Emojis are everywhere and there is a huge range of pictures and symbols all over texts and social media. Some teenagers even use them as a kind of hidden language. ABC7 News found out why experts say parents need to pay attention.
You might call them modern day hieroglyphics. Emojis are pictures meant to say more than just words.
Elias Kuhns said his friend Aroline Shawber "ends conversations with a chipmunk because she thinks it's cute."
Shawber chimed in and said, "Over text it's hard to convey your emotions sometimes, so adding a facial expression or whatever, it lightens the mood I guess."
They can be sweet and silly or scary. A New York teenager was accused of threatening police with a gun emoji on social media. In Illinois, prosecutors say another teen showed support for ISIS by tagging violent videos with emojis. Good or bad, emojis are changing the way teenagers interact.
Mother Tori Johnson said, "And it's sad because children don't know how to talk to each other these days."
Paul Booth, a media studies professor at DePaul University, said, "The 12-year-olds, the 13-year-olds, they've had emojis since they've been using cellphones, so to them it is how they communicate. It's something primal. There's something about an image that really communicates emotion to us."
But some parents worry emojis are now a barrier to understanding kids and keeping them safe.
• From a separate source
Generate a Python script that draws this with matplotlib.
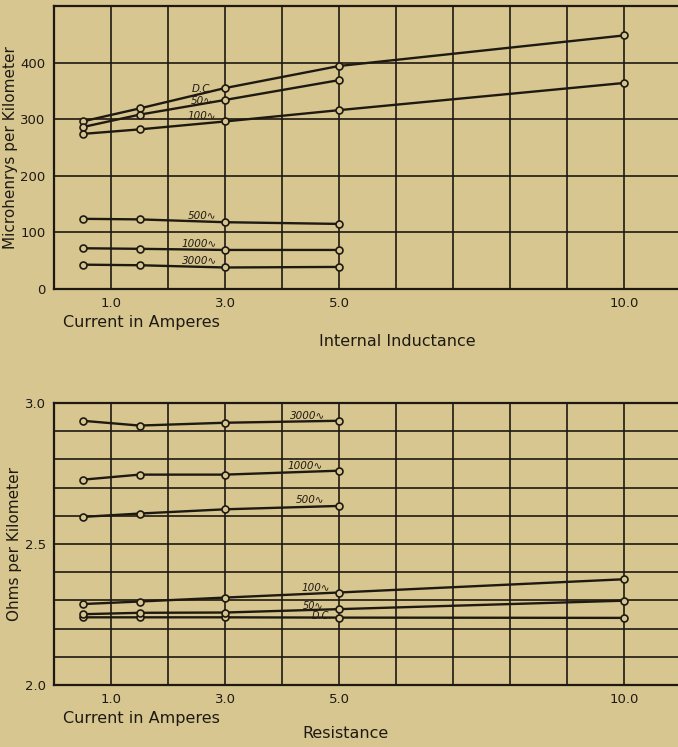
import matplotlib.pyplot as plt
import numpy as np

# current in amperes at which the readings were taken
current = [0.5, 1.5, 3.0, 5.0, 10.0]

# internal inductance, microhenrys per km
ind_dc = [296, 319, 355, 394, 448]
ind_50 = [286, 308, 334, 369]
ind_100 = [274, 282, 296, 316, 364]
ind_500 = [124, 123, 118, 115]
ind_1000 = [72, 71, 69, 69]
ind_3000 = [43, 42, 38, 39]

# resistance, ohms per km
res_dc = [2.240, 2.240, 2.240, 2.239, 2.238]
res_50 = [2.251, 2.256, 2.257, 2.269, 2.299]
res_100 = [2.287, 2.296, 2.310, 2.328, 2.375]
res_500 = [2.596, 2.608, 2.623, 2.635]
res_1000 = [2.728, 2.746, 2.746, 2.760]
res_3000 = [2.937, 2.920, 2.930, 2.937]

x_labels = {1: "1.0", 3: "3.0", 5: "5.0", 10: "10.0"}
ind_ylabels = {0: "0", 100: "100", 200: "200", 300: "300", 400: "400"}
res_ylabels = {2.0: "2.0", 2.5: "2.5", 3.0: "3.0"}

BG = "#d8c690"
INK = "#1e1a12"

plt.rcParams['font.family'] = ['DejaVu Sans']
fig = plt.figure(figsize=(6.78, 7.47), dpi=100)
fig.patch.set_facecolor(BG)

W, H = 678.0, 747.0


def make_axes(top_px, bottom_px):
    ax = fig.add_axes([54 / W, (H - bottom_px) / H, 627 / W, (bottom_px - top_px) / H])
    ax.set_facecolor(BG)
    ax.set_xlim(0, 11)
    ax.set_xticks(range(0, 12))
    ax.set_xticklabels([x_labels.get(i, "") for i in range(0, 12)])
    ax.tick_params(length=0, labelsize=9.5, colors=INK, pad=6)
    ax.grid(True, color=INK, linewidth=1.2)
    ax.set_axisbelow(True)
    for s in ax.spines.values():
        s.set_color(INK)
        s.set_linewidth(1.6)
    return ax


def curve(ax, y):
    ax.plot(current[:len(y)], y, color=INK, linewidth=1.7, marker='o',
            markersize=5, markerfacecolor=BG, markeredgecolor=INK,
            markeredgewidth=1.2, zorder=3)


# ---- internal inductance ----
ax1 = make_axes(6, 289)
ax1.set_ylim(0, 500)
ax1.set_yticks(range(0, 501, 100))
ax1.set_yticklabels([ind_ylabels.get(v, "") for v in range(0, 501, 100)])
for y in [ind_dc, ind_50, ind_100, ind_500, ind_1000, ind_3000]:
    curve(ax1, y)
lab = dict(fontsize=7.5, style='italic', color=INK, ha='center', va='bottom')
ax1.text(2.6, 345, "D.C.", **lab)
ax1.text(2.6, 323, "50\u223f", **lab)
ax1.text(2.6, 297, "100\u223f", **lab)
ax1.text(2.6, 120, "500\u223f", **lab)
ax1.text(2.55, 70, "1000\u223f", **lab)
ax1.text(2.55, 40, "3000\u223f", **lab)
ax1.set_ylabel("Microhenrys per Kilometer", fontsize=11, color=INK, labelpad=2)
fig.text(63 / W, 1 - 322 / H, "Current in Amperes", fontsize=11.5, color=INK,
         ha='left', va='center')
fig.text(397 / W, 1 - 341 / H, "Internal Inductance", fontsize=11.5, color=INK,
         ha='center', va='center')

# ---- resistance ----
ax2 = make_axes(403, 685)
ax2.set_ylim(2.0, 3.0)
yt = np.round(np.arange(2.0, 3.01, 0.1), 1)
ax2.set_yticks(yt)
ax2.set_yticklabels([res_ylabels.get(float(v), "") for v in yt])
for y in [res_dc, res_50, res_100, res_500, res_1000, res_3000]:
    curve(ax2, y)
ax2.text(4.45, 2.935, "3000\u223f", **lab)
ax2.text(4.4, 2.760, "1000\u223f", **lab)
ax2.text(4.5, 2.637, "500\u223f", **lab)
ax2.text(4.6, 2.327, "100\u223f", **lab)
ax2.text(4.55, 2.263, "50\u223f", fontsize=7, style='italic', color=INK,
         ha='center', va='bottom')
ax2.text(4.7, 2.245, "D.C.", fontsize=7, style='italic', color=INK,
         ha='center', va='center')
ax2.set_ylabel("Ohms per Kilometer", fontsize=11, color=INK, labelpad=2)
fig.text(63 / W, 1 - 718 / H, "Current in Amperes", fontsize=11.5, color=INK,
         ha='left', va='center')
fig.text(345 / W, 1 - 734 / H, "Resistance", fontsize=11.5, color=INK,
         ha='center', va='center')

fig.savefig("out.png", dpi=100, facecolor=BG)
One episode of the ABC7 show "Castle" illustrates a real life problem -- many adults find deciphering emojis nearly impossible.
We found an expert to decode a message containing just a happy face with sunglasses and leaves. Eddie Bocanegra leads a YMCA Youth Program and says many teens use emojis like code.
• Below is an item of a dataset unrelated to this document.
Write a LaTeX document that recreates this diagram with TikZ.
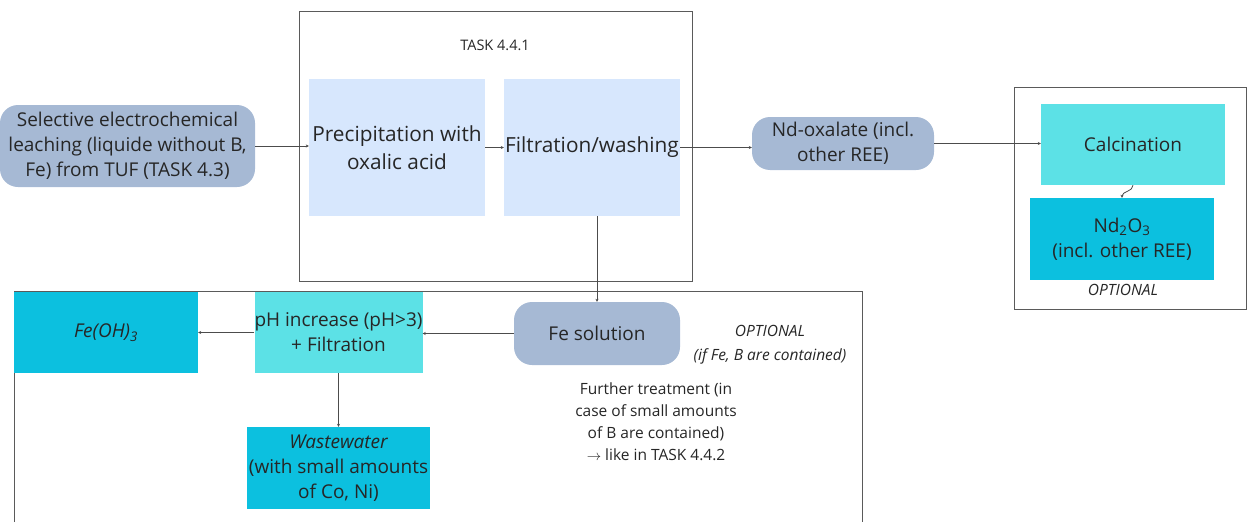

He looked at the message and said, "Right away, to me, it's like someone who's got this cool look who is really about to smoke some weed."
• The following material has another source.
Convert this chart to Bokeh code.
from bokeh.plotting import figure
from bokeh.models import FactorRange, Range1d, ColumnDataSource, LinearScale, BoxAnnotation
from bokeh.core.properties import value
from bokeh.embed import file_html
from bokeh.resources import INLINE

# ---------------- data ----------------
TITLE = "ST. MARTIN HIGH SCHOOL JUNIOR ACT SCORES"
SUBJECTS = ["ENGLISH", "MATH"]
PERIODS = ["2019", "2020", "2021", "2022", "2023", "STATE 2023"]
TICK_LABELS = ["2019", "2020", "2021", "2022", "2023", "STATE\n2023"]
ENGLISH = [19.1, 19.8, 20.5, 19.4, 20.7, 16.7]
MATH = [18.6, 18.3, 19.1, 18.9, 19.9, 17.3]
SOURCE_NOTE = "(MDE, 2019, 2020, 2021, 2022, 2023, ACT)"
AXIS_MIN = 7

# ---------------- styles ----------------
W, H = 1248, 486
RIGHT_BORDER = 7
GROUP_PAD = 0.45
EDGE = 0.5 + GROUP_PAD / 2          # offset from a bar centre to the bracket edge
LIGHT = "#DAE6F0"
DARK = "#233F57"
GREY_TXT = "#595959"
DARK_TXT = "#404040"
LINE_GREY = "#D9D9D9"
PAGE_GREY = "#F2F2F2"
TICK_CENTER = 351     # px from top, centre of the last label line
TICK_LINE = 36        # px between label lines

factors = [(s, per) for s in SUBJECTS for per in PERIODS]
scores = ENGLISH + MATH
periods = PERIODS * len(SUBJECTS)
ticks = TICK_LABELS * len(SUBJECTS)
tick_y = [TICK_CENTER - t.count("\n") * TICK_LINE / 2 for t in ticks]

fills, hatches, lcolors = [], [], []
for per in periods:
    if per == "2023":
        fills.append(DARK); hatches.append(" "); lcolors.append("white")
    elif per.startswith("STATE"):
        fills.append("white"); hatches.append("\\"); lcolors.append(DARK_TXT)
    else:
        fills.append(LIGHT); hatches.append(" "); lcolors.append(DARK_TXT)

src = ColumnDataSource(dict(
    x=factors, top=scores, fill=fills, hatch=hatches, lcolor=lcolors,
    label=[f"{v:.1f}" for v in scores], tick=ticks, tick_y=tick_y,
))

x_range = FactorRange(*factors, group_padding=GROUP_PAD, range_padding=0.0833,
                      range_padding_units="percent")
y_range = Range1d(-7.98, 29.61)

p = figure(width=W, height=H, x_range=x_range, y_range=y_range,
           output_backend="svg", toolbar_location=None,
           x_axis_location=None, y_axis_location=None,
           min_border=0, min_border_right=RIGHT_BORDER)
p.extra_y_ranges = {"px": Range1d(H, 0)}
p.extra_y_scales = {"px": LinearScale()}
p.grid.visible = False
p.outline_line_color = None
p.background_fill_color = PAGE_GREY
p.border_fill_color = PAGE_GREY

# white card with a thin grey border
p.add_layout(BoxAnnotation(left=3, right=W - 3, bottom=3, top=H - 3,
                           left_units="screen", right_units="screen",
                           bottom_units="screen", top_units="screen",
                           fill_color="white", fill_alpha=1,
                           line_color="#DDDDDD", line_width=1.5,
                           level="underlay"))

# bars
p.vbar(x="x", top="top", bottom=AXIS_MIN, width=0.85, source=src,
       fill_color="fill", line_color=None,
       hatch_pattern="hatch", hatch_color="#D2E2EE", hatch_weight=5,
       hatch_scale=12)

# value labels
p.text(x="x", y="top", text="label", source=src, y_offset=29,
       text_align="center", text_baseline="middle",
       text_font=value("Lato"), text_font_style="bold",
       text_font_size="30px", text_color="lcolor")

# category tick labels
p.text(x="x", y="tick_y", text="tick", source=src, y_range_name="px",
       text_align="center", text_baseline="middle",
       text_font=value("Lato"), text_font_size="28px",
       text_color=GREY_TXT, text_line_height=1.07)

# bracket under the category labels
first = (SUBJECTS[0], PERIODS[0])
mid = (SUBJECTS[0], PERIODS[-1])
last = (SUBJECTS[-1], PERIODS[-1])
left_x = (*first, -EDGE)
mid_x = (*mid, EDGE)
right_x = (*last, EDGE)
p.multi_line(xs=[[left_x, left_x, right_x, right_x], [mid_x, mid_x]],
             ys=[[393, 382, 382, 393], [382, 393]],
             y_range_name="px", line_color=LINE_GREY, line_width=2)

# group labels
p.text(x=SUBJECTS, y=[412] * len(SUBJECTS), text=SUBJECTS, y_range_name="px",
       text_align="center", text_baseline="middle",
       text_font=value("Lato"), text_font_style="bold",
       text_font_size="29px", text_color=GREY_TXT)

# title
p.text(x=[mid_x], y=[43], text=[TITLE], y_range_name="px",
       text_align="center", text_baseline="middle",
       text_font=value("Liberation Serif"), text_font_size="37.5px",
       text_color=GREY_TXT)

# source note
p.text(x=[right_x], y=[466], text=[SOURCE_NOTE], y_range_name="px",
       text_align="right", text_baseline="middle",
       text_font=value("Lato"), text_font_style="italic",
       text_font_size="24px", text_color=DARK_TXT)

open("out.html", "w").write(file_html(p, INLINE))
Bocanegra said teens "talk about sex, talk about drugs, talk about neighborhoods... I mean you name it."
With thousands of emojis out there now, experts say they are really the latest version of an age-old problem.
"Kids have always created languages that parents don't understand. Any kind of slang, any kind of way to communicate in some sort of secret," Booth said.
Mother Donna Philipsien won't use emojis when sending messages to her children, even though her kids think that's not fun. They may send her an eyeroll emoji.
For parents trying to sort it all out, there are now websites to help them translate messages and of course, there's the simplest tool of all. Bocanegra said parents could simply ask their children what the emojis mean.
"When you both understand what an emoji means, communication is facilitated. Communication works," Booth said.